Think: government workers with a legal or economics background, needing to quickly understand dozens of datasets from different places as they are trying to make evidence-based policy recommendations. Why, in 2018, can’t they open up their BI software, go “File → Import Data → Search on Datahub”, and have 99% of all of the world’s open datasets at their fingertips? Just like I, as a coder, have been able to type npm install [any-javascript-lib-in-the-world], without having to think about the where and how, since 2010? Quantity is key here, not quality, as long as basic structural info has been extracted.

Socrata has made some inroads here. opendatanetwork.com is the only open-data platform I know that approaches being actually useful for casual consumers looking for specific information. But it’s closed-source. It’s US only. It doesn’t allow others to upload anything. No datapackage.jsons, only raw download or API. And it only has structural info because the Socrata platform seems to force publishers to include it.

Do you think it is at all feasible to turn e.g. datahub.io into the open equivalent of opendatanetwork.com, with the help of volunteer civic hackers? I.e. a public registry of datapackage.json files that are semi-automatically generated and which just link to the actual data, wherever it is hosted? So that one day I will be able to go to my terminal and type data pull zimbabwe-harare-highschool-gradrates-2012 in my terminal, or go to Tableau and go Import Data → Search Datahub → NOAA 11404 Hydrographic Survey? Again, it doesn’t have to be “core data” quality; it just has to work.

I look forward to your input!

Sebastian


#2

Hi @skosch It’s great to have some fresh eyes on the open data ecosystem and I agree - there’s much to do. I’ll respond to two aspects in your post:

  1. searching across open data portals
  2. visualising data

Searching

http://search.data.gov.au is a beta in Australia that provides search across open data portals for all levels of Government. It is powered by https://github.com/TerriaJS/magda.

The ODI are doing some research into open data search https://theodi.org/article/exploring-human-data-interaction-challenges-in-data-discovery/

There’s also https://www.google.com/publicdata/directory

I agree open data search is a work in progress.

Visualisation

data.gov allows people to open data in tools directly from the portal https://www.data.gov/meta/open-apps

https://figure.nz in New Zealand creates ready-to-use visualisations

https://frictionlessdata.io/specs/views/ enables visualisations of data packages e.g. https://datahub.io/examples/vega-views-tutorial-topojson

Summary

Much is being done but it will never be finished and can always be better.

Governments, volunteers and other organisations all do their bit to get us a little closer to a frictionless open data ecosystem, that we all wish was here today. Over time, we’ll collectively create something awesome. :smile:

Have a think about how you may like to contribute. There are lots of open data projects to choose from and you’re very welcome to contribute to any of the Open Knowledge ones.

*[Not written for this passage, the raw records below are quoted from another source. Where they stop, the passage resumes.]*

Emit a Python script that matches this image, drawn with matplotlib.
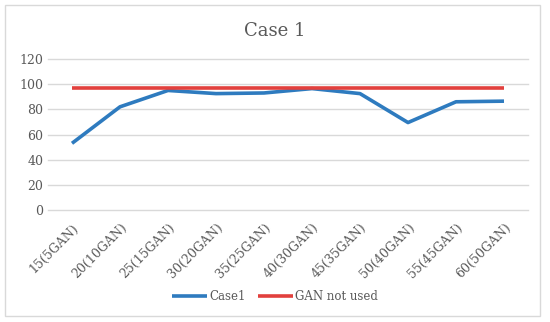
import matplotlib.pyplot as plt
from matplotlib.patches import Rectangle

labels = ["15(5GAN)", "20(10GAN)", "25(15GAN)", "30(20GAN)", "35(25GAN)",
          "40(30GAN)", "45(35GAN)", "50(40GAN)", "55(45GAN)", "60(50GAN)"]
case1 = [53, 82, 95, 92.5, 93, 96.5, 92.5, 69.5, 86, 86.5]
gan_not_used = [97] * 10

plt.rcParams['font.family'] = ['DejaVu Serif']
txt = '#595959'
fig = plt.figure(figsize=(5.5, 3.22), dpi=100)
fig.patches.append(Rectangle((5 / 550, 6 / 322), 535 / 550, 311 / 322, transform=fig.transFigure,
                             fill=False, edgecolor='#d9d9d9', linewidth=1))
ax = fig.add_axes([48 / 550, 112 / 322, 480 / 550, 151 / 322])
x = range(len(labels))
ax.plot(x, case1, color='#2e7bbf', linewidth=2.6, label='Case1', solid_capstyle='butt')
ax.plot(x, gan_not_used, color='#e2403d', linewidth=2.6, label='GAN not used', solid_capstyle='butt')
ax.set_xlim(-0.5, len(labels) - 0.5)
ax.set_ylim(0, 120)
ax.set_yticks(range(0, 121, 20))
ax.set_xticks(list(x))
ax.set_xticklabels(labels, rotation=45, ha='right', rotation_mode='anchor')
ax.tick_params(colors=txt, labelsize=9, length=0)
ax.tick_params(axis='x', pad=8)
ax.grid(axis='y', color='#d9d9d9', linewidth=1)
for gl in ax.get_ygridlines():
    gl.set_clip_on(False)
ax.set_axisbelow(True)
for s in ax.spines.values():
    s.set_visible(False)
fig.text(0.5, 1 - 31 / 322, 'Case 1', ha='center', va='center', fontsize=13, color=txt)
fig.legend(loc='center', bbox_to_anchor=(0.5, 1 - 297 / 322), ncol=2, frameon=False,
           fontsize=8.5, labelcolor=txt, handlelength=3.0, columnspacing=1.0, handletextpad=0.2)
fig.savefig('out.png', dpi=100)
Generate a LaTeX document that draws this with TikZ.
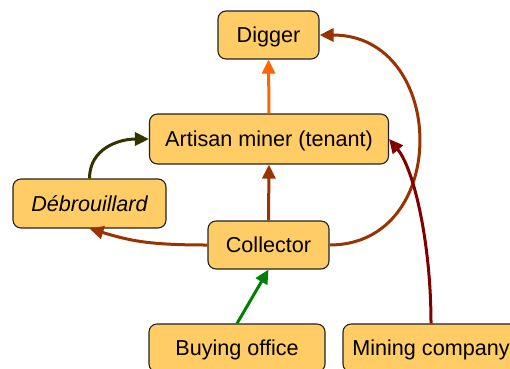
\documentclass[tikz,border=0pt]{standalone}
\usepackage{fontspec}
\setmainfont{Liberation Sans}
\usetikzlibrary{arrows.meta}
\definecolor{boxfill}{HTML}{FFCC66}
\definecolor{boxline}{HTML}{222222}
\definecolor{corange}{HTML}{FF6600}
\definecolor{cbrown}{HTML}{993300}
\definecolor{colive}{HTML}{333300}
\definecolor{cdarkred}{HTML}{800000}
\definecolor{cgreen}{HTML}{008000}
\tikzset{
  box/.style={draw=boxline, fill=boxfill, line width=1.1pt, rounded corners=8pt,
    inner sep=0pt, text height=15pt, text depth=0pt,
    font=\fontsize{21.6}{25}\selectfont},
  conn/.style={line width=3pt, -{Triangle[length=14pt,width=13pt]}},
}
\begin{document}
\begin{tikzpicture}[x=1pt,y=-1pt]
\useasboundingbox (0,0) rectangle (510,368);
\clip (0,0) rectangle (510,368);
\node[box, minimum width=101pt, minimum height=48pt] (digger) at (268.5,35) {Digger};
\node[box, minimum width=239pt, minimum height=50pt] (artisan) at (269,139) {Artisan miner (tenant)};
\node[box, minimum width=153pt, minimum height=49pt] (debr) at (89.5,203.5) {\itshape Débrouillard};
\node[box, minimum width=121pt, minimum height=48pt] (collector) at (268.5,245) {Collector};
\node[box, minimum width=176pt, minimum height=48pt] (buying) at (237,348) {Buying office};
\node[box, minimum width=176pt, minimum height=48pt] (mining) at (431,348) {Mining company};

\draw[conn, corange] (artisan.north) -- (digger.south);
\draw[conn, cbrown] (collector.north) -- (artisan.south);
\draw[conn, cbrown] (collector.west) .. controls +(-60,0) and +(40,12) .. (debr.south);
\draw[conn, colive] (debr.north) .. controls +(0,-30) and +(-30,0) .. (artisan.west);
\draw[conn, cbrown] (collector.east) .. controls +(122,0) and +(128,0) .. (digger.east);
\draw[conn, cdarkred] (mining.north) .. controls +(0,-80) and +(25,30) .. (artisan.east);
\draw[conn, cgreen] (buying.north) -- (collector.south);
\end{tikzpicture}
\end{document}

I’ve found the community very welcoming, happy to help learners, and I get lots of satisfaction from contributing my little bit.


#3

Hi Stephen! Thanks so much for taking the time to put all those links together for me.

TerriaJS/Magda looks fantastic, and I wouldn’t have found it otherwise. The ODI article hits the nail on the head though: there is a “long tail” of data that’s not accessible or discoverable.

It seems to me that well-intentioned government efforts à la “let’s build a website for searching [country/province/city] datasets” are actually making things worse, because end-user tooling won’t improve unless there is a canonical way to get your data (or at least the structure/metainfo/data link) from a centralized, source-agnostic place that has critical mass. The frictionless data specs (datapackage.json & friends) seem like the perfect starting point to make this happen, in combination with an unaffiliated, open service like datahub (or another one, but I like the name :slight_smile:) .

As for visualization: from what I could gather (admittedly, my sample size is small) most analysts and researchers are comfortable with industrial BI tools, whether commercial or open source, so that wheel really doesn’t need reinventing. The “open with apps” thing is neat, though.

I’m wondering what I can do to bring this closer to reality – not as an alternative to what’s out there, but on top of it. It’s a Herculean task, obviously. I’m hoping to discuss this with our Civic Tech folks here in Toronto this week. Meanwhile I’m grateful for anyone else’s insights or links :+1:

Thanks again!